**Instruction:** Your answer should be a single number: how many lines in the data below hold the string "matplotlib".

**Information provided:**
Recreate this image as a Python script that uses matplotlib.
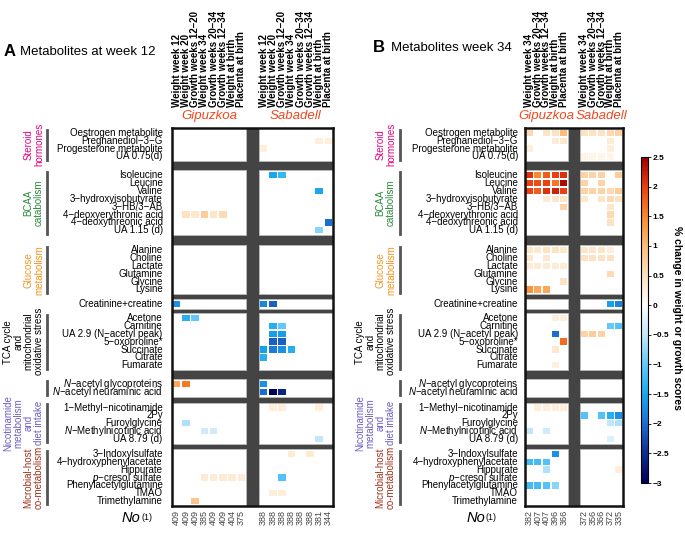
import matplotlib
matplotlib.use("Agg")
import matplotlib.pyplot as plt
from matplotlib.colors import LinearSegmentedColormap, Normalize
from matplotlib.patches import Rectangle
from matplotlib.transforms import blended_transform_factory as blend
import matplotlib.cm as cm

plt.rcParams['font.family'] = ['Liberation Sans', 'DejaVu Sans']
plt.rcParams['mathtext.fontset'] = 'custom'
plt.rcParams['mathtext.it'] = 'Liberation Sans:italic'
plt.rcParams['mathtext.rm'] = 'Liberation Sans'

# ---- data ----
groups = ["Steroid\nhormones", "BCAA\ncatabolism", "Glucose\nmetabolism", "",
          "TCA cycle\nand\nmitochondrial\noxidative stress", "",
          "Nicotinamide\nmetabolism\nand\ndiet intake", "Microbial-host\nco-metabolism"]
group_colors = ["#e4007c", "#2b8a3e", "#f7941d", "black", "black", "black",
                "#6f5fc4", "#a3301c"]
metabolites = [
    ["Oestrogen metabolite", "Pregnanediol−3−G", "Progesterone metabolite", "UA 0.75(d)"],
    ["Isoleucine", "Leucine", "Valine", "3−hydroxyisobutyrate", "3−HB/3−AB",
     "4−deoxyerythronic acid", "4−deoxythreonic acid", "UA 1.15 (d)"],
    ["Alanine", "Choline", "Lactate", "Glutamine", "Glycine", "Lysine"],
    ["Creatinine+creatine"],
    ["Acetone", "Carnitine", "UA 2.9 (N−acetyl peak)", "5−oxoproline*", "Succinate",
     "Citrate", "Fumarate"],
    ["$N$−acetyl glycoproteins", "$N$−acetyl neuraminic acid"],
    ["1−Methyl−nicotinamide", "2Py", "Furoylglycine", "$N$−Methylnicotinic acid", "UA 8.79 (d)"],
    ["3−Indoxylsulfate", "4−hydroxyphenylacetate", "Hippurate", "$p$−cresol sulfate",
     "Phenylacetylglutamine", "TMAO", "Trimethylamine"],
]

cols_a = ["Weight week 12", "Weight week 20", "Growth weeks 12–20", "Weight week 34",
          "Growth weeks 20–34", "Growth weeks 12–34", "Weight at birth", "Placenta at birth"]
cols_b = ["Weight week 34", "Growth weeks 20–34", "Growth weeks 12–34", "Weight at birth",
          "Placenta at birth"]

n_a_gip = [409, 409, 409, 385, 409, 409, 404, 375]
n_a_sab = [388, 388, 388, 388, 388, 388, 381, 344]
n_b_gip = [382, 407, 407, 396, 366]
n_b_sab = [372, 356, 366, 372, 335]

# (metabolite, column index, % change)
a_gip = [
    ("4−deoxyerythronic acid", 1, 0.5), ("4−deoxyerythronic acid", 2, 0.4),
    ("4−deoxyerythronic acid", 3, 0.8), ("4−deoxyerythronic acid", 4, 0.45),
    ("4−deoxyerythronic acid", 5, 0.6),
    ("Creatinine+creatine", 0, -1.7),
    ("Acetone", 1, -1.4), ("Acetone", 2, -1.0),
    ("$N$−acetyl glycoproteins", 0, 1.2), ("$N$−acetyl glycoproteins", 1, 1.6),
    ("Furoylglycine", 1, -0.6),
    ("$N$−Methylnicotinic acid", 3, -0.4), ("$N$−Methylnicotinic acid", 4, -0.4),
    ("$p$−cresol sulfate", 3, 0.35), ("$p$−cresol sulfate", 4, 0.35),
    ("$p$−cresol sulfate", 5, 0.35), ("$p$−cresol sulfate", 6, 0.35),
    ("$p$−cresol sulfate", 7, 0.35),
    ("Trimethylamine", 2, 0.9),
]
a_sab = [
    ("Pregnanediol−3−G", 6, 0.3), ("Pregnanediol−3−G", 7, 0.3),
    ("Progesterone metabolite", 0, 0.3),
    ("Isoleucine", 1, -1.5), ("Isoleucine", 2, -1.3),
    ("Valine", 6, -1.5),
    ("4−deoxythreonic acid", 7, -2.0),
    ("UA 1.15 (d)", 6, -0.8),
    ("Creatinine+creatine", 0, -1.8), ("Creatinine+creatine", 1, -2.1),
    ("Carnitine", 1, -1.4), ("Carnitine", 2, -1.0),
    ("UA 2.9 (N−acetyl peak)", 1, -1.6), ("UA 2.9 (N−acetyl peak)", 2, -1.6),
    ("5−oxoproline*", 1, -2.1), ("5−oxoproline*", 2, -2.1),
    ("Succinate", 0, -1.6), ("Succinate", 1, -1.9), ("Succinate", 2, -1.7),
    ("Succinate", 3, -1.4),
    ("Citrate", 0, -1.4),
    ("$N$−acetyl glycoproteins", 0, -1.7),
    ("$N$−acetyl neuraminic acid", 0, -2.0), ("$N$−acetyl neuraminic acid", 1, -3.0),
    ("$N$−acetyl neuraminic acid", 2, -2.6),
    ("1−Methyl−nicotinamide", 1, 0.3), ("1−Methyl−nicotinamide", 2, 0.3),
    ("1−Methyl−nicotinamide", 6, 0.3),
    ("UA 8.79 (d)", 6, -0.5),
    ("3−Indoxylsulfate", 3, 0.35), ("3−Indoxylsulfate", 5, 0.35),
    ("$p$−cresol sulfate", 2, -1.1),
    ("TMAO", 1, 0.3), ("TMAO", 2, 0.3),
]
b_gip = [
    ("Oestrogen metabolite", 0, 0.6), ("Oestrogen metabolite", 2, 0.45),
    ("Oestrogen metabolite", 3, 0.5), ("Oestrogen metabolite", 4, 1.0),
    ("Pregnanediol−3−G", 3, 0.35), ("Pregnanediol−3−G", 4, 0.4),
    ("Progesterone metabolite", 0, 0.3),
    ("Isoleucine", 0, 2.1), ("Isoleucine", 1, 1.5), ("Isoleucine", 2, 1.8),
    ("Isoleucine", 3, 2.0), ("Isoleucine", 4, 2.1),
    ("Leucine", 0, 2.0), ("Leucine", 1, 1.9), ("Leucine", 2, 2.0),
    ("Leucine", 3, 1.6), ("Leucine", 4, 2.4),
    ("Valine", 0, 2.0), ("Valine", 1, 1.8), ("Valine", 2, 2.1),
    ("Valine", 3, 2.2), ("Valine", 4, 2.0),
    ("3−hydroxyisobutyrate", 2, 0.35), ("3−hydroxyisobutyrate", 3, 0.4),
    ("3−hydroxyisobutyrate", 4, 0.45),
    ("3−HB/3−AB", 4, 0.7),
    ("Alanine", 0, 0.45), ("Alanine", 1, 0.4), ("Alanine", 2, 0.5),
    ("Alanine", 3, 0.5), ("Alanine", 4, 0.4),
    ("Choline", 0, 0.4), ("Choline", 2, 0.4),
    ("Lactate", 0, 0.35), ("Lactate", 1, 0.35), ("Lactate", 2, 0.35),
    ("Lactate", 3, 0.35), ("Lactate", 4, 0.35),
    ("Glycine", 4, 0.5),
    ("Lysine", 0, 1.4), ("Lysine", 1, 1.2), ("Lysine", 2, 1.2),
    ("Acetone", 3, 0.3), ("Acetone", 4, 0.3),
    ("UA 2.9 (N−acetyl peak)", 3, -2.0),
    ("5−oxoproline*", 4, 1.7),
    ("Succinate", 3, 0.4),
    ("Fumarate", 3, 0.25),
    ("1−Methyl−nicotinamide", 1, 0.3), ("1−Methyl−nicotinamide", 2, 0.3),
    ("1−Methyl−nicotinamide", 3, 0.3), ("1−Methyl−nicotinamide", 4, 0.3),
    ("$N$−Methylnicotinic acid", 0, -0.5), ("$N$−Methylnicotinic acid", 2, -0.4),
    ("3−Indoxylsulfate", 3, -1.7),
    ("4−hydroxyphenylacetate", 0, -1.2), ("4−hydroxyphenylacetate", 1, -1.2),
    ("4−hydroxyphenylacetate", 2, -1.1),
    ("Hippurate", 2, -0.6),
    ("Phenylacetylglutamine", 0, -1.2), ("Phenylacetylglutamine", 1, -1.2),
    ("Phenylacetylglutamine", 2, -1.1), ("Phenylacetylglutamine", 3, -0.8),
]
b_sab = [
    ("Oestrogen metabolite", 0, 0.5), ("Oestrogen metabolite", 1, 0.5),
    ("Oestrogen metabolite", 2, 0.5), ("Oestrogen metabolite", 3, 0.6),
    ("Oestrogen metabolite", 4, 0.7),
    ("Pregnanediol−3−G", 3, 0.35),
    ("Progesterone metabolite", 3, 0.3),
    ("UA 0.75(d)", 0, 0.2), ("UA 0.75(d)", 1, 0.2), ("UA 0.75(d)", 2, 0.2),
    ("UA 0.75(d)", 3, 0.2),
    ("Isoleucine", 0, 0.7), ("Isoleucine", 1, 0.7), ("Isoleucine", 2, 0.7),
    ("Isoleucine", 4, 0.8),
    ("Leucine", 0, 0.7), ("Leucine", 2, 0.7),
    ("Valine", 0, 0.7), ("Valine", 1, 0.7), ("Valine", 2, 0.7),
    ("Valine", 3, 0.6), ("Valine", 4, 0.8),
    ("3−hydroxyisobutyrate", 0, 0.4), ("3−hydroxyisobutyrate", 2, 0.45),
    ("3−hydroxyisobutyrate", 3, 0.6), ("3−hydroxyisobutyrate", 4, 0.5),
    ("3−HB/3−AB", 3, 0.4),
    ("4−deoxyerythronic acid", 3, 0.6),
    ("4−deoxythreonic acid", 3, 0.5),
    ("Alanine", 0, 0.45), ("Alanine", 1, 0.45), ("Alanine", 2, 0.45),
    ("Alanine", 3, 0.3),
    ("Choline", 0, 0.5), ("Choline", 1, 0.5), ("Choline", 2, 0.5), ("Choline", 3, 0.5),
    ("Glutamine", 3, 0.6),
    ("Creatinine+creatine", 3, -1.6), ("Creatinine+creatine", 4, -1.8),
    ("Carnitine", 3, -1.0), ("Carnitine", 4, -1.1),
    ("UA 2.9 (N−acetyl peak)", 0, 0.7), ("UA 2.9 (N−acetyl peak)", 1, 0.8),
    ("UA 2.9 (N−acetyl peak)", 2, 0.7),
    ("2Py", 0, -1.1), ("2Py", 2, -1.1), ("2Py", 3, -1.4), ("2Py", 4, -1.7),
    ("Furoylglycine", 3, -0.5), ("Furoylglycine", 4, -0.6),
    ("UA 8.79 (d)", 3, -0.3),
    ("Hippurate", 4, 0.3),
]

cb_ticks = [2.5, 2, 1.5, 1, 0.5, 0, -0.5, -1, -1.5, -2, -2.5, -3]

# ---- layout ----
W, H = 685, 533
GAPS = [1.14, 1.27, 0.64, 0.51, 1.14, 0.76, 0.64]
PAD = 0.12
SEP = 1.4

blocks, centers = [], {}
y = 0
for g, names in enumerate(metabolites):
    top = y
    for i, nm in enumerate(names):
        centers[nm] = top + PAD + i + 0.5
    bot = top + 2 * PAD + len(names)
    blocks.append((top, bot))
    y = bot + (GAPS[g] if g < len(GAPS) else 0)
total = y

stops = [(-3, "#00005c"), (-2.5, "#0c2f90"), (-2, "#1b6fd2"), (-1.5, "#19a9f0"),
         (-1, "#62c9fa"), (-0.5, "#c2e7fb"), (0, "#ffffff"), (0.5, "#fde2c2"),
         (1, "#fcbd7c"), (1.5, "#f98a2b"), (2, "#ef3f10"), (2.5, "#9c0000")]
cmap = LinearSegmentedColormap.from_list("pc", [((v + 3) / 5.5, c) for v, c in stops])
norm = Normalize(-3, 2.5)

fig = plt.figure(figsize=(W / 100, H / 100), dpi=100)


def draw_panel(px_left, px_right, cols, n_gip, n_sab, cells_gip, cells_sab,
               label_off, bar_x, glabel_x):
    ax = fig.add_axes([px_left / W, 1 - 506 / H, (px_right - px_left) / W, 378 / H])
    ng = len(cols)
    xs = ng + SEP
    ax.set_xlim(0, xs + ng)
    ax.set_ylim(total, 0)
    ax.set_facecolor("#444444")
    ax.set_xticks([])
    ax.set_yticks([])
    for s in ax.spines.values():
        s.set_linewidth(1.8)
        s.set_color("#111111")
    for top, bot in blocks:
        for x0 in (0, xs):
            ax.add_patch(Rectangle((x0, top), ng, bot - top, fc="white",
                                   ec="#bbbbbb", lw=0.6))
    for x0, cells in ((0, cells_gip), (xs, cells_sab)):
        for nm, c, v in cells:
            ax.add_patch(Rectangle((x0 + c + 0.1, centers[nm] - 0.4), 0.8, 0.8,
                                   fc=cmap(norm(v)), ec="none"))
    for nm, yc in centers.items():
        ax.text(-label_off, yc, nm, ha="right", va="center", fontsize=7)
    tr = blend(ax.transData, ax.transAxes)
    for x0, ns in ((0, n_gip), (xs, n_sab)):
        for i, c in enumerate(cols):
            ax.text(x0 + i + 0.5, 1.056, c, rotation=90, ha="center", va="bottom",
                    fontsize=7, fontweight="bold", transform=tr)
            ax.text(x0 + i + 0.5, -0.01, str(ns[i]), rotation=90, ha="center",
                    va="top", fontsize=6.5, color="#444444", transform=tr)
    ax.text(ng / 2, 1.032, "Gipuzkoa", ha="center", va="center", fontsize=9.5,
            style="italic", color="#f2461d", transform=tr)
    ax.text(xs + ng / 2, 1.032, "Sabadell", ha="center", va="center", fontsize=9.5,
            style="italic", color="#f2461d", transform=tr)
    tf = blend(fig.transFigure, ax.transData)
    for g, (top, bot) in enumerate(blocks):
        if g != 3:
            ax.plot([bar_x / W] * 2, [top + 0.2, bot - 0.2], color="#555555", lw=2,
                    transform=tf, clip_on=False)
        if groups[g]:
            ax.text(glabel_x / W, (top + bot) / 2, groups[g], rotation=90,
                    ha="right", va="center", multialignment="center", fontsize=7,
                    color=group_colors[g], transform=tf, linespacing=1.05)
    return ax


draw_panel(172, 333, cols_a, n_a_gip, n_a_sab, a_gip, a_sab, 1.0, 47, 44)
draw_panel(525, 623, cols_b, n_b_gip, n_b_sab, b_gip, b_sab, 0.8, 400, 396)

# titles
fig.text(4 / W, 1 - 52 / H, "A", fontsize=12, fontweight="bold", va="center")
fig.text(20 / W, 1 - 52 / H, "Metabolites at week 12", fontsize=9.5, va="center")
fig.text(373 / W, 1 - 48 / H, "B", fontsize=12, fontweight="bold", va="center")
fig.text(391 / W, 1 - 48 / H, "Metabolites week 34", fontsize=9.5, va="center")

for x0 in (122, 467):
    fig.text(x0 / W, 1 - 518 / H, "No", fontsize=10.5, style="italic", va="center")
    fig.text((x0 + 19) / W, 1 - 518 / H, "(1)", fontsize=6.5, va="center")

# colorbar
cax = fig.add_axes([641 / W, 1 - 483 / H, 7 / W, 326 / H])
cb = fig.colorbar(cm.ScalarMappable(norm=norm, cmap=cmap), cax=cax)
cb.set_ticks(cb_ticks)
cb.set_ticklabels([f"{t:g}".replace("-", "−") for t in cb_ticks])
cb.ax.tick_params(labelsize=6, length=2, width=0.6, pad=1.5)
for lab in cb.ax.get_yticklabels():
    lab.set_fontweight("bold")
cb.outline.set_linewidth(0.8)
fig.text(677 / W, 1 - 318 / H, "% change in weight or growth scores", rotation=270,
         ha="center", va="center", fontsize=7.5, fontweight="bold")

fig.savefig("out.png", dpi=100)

**Task response:** 8